→ **TASK DETAILS**
What follows is a listing; restate every line of it word for word.
------ PROVIDED DATA
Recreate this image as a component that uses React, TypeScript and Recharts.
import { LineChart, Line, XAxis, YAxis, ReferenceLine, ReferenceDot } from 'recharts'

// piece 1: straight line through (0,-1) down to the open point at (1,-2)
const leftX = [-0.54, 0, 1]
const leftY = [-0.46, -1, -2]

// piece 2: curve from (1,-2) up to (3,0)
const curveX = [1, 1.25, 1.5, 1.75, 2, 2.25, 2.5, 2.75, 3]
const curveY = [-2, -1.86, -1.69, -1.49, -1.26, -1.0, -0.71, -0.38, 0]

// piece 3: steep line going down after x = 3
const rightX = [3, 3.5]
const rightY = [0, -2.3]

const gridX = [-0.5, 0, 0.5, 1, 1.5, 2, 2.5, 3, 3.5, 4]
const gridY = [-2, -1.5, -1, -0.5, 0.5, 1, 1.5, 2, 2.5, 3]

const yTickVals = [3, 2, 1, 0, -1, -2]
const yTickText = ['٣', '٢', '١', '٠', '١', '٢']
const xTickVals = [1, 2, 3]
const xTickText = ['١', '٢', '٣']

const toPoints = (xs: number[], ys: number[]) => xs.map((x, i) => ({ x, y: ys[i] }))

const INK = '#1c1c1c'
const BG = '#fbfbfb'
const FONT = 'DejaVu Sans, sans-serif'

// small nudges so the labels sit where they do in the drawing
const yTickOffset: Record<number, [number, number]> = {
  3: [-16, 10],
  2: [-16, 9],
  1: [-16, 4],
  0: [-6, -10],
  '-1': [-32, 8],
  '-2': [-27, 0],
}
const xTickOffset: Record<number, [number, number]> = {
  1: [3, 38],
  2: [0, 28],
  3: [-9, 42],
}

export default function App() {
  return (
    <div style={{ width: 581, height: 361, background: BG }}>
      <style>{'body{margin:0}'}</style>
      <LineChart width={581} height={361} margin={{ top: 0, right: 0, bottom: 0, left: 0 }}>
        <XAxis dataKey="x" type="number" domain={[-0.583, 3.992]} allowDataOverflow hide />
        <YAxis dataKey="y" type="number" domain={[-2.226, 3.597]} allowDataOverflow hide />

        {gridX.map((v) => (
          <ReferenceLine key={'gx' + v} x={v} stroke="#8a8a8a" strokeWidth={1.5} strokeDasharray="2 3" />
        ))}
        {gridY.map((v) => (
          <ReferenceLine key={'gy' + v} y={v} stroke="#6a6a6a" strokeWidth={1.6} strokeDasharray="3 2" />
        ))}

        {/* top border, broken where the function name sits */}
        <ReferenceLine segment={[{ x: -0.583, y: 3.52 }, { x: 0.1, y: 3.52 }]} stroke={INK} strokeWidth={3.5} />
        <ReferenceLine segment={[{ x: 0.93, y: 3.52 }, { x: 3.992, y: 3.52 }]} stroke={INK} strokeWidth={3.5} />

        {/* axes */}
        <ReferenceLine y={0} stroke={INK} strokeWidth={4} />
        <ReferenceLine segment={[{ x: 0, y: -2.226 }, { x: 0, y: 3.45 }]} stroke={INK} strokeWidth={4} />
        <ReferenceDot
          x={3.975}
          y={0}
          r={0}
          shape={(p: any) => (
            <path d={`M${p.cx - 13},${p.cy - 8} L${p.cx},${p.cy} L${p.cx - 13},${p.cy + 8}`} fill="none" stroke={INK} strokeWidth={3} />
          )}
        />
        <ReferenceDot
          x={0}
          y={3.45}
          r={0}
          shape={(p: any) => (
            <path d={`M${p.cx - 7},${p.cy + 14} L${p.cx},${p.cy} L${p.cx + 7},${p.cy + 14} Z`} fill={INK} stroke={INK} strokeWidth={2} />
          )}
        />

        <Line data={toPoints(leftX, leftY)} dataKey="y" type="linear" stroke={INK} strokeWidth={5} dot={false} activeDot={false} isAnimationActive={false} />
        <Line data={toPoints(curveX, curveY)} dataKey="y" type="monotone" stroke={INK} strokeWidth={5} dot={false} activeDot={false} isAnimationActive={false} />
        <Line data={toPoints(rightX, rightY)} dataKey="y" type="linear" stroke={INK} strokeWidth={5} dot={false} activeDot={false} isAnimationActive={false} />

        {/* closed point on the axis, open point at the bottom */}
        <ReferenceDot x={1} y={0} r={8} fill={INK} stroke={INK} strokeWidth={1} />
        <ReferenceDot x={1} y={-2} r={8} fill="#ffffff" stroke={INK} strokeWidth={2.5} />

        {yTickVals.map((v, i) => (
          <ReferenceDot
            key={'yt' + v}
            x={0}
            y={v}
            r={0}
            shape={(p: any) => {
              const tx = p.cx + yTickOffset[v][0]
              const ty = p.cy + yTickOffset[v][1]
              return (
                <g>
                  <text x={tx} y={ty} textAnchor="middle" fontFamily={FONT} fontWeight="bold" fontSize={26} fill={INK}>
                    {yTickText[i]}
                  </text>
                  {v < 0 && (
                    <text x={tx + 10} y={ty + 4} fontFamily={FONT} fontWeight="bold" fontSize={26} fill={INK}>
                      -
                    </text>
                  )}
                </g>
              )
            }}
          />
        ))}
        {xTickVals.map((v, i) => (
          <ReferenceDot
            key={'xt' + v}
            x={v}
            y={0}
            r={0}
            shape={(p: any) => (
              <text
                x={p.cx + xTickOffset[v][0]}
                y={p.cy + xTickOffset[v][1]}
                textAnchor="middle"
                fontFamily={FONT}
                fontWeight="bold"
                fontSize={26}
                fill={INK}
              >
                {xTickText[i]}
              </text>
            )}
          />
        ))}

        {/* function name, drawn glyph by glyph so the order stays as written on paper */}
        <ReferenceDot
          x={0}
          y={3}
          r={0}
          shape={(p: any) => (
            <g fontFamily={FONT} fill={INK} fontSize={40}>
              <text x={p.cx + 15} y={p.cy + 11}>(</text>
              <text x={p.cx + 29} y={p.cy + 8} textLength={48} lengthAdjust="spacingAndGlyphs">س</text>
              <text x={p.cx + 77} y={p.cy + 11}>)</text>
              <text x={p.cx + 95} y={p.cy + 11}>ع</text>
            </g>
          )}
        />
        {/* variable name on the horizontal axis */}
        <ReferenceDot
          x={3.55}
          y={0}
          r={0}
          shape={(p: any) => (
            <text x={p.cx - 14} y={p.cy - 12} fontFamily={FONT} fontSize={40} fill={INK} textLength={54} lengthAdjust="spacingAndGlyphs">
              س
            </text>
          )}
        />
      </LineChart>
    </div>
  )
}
------------
→ **TASK SOLUTION**
Recreate this image as a component that uses React, TypeScript and Recharts.
import { LineChart, Line, XAxis, YAxis, ReferenceLine, ReferenceDot } from 'recharts'

// piece 1: straight line through (0,-1) down to the open point at (1,-2)
const leftX = [-0.54, 0, 1]
const leftY = [-0.46, -1, -2]

// piece 2: curve from (1,-2) up to (3,0)
const curveX = [1, 1.25, 1.5, 1.75, 2, 2.25, 2.5, 2.75, 3]
const curveY = [-2, -1.86, -1.69, -1.49, -1.26, -1.0, -0.71, -0.38, 0]

// piece 3: steep line going down after x = 3
const rightX = [3, 3.5]
const rightY = [0, -2.3]

const gridX = [-0.5, 0, 0.5, 1, 1.5, 2, 2.5, 3, 3.5, 4]
const gridY = [-2, -1.5, -1, -0.5, 0.5, 1, 1.5, 2, 2.5, 3]

const yTickVals = [3, 2, 1, 0, -1, -2]
const yTickText = ['٣', '٢', '١', '٠', '١', '٢']
const xTickVals = [1, 2, 3]
const xTickText = ['١', '٢', '٣']

const toPoints = (xs: number[], ys: number[]) => xs.map((x, i) => ({ x, y: ys[i] }))

const INK = '#1c1c1c'
const BG = '#fbfbfb'
const FONT = 'DejaVu Sans, sans-serif'

// small nudges so the labels sit where they do in the drawing
const yTickOffset: Record<number, [number, number]> = {
  3: [-16, 10],
  2: [-16, 9],
  1: [-16, 4],
  0: [-6, -10],
  '-1': [-32, 8],
  '-2': [-27, 0],
}
const xTickOffset: Record<number, [number, number]> = {
  1: [3, 38],
  2: [0, 28],
  3: [-9, 42],
}

export default function App() {
  return (
    <div style={{ width: 581, height: 361, background: BG }}>
      <style>{'body{margin:0}'}</style>
      <LineChart width={581} height={361} margin={{ top: 0, right: 0, bottom: 0, left: 0 }}>
        <XAxis dataKey="x" type="number" domain={[-0.583, 3.992]} allowDataOverflow hide />
        <YAxis dataKey="y" type="number" domain={[-2.226, 3.597]} allowDataOverflow hide />

        {gridX.map((v) => (
          <ReferenceLine key={'gx' + v} x={v} stroke="#8a8a8a" strokeWidth={1.5} strokeDasharray="2 3" />
        ))}
        {gridY.map((v) => (
          <ReferenceLine key={'gy' + v} y={v} stroke="#6a6a6a" strokeWidth={1.6} strokeDasharray="3 2" />
        ))}

        {/* top border, broken where the function name sits */}
        <ReferenceLine segment={[{ x: -0.583, y: 3.52 }, { x: 0.1, y: 3.52 }]} stroke={INK} strokeWidth={3.5} />
        <ReferenceLine segment={[{ x: 0.93, y: 3.52 }, { x: 3.992, y: 3.52 }]} stroke={INK} strokeWidth={3.5} />

        {/* axes */}
        <ReferenceLine y={0} stroke={INK} strokeWidth={4} />
        <ReferenceLine segment={[{ x: 0, y: -2.226 }, { x: 0, y: 3.45 }]} stroke={INK} strokeWidth={4} />
        <ReferenceDot
          x={3.975}
          y={0}
          r={0}
          shape={(p: any) => (
            <path d={`M${p.cx - 13},${p.cy - 8} L${p.cx},${p.cy} L${p.cx - 13},${p.cy + 8}`} fill="none" stroke={INK} strokeWidth={3} />
          )}
        />
        <ReferenceDot
          x={0}
          y={3.45}
          r={0}
          shape={(p: any) => (
            <path d={`M${p.cx - 7},${p.cy + 14} L${p.cx},${p.cy} L${p.cx + 7},${p.cy + 14} Z`} fill={INK} stroke={INK} strokeWidth={2} />
          )}
        />

        <Line data={toPoints(leftX, leftY)} dataKey="y" type="linear" stroke={INK} strokeWidth={5} dot={false} activeDot={false} isAnimationActive={false} />
        <Line data={toPoints(curveX, curveY)} dataKey="y" type="monotone" stroke={INK} strokeWidth={5} dot={false} activeDot={false} isAnimationActive={false} />
        <Line data={toPoints(rightX, rightY)} dataKey="y" type="linear" stroke={INK} strokeWidth={5} dot={false} activeDot={false} isAnimationActive={false} />

        {/* closed point on the axis, open point at the bottom */}
        <ReferenceDot x={1} y={0} r={8} fill={INK} stroke={INK} strokeWidth={1} />
        <ReferenceDot x={1} y={-2} r={8} fill="#ffffff" stroke={INK} strokeWidth={2.5} />

        {yTickVals.map((v, i) => (
          <ReferenceDot
            key={'yt' + v}
            x={0}
            y={v}
            r={0}
            shape={(p: any) => {
              const tx = p.cx + yTickOffset[v][0]
              const ty = p.cy + yTickOffset[v][1]
              return (
                <g>
                  <text x={tx} y={ty} textAnchor="middle" fontFamily={FONT} fontWeight="bold" fontSize={26} fill={INK}>
                    {yTickText[i]}
                  </text>
                  {v < 0 && (
                    <text x={tx + 10} y={ty + 4} fontFamily={FONT} fontWeight="bold" fontSize={26} fill={INK}>
                      -
                    </text>
                  )}
                </g>
              )
            }}
          />
        ))}
        {xTickVals.map((v, i) => (
          <ReferenceDot
            key={'xt' + v}
            x={v}
            y={0}
            r={0}
            shape={(p: any) => (
              <text
                x={p.cx + xTickOffset[v][0]}
                y={p.cy + xTickOffset[v][1]}
                textAnchor="middle"
                fontFamily={FONT}
                fontWeight="bold"
                fontSize={26}
                fill={INK}
              >
                {xTickText[i]}
              </text>
            )}
          />
        ))}

        {/* function name, drawn glyph by glyph so the order stays as written on paper */}
        <ReferenceDot
          x={0}
          y={3}
          r={0}
          shape={(p: any) => (
            <g fontFamily={FONT} fill={INK} fontSize={40}>
              <text x={p.cx + 15} y={p.cy + 11}>(</text>
              <text x={p.cx + 29} y={p.cy + 8} textLength={48} lengthAdjust="spacingAndGlyphs">س</text>
              <text x={p.cx + 77} y={p.cy + 11}>)</text>
              <text x={p.cx + 95} y={p.cy + 11}>ع</text>
            </g>
          )}
        />
        {/* variable name on the horizontal axis */}
        <ReferenceDot
          x={3.55}
          y={0}
          r={0}
          shape={(p: any) => (
            <text x={p.cx - 14} y={p.cy - 12} fontFamily={FONT} fontSize={40} fill={INK} textLength={54} lengthAdjust="spacingAndGlyphs">
              س
            </text>
          )}
        />
      </LineChart>
    </div>
  )
}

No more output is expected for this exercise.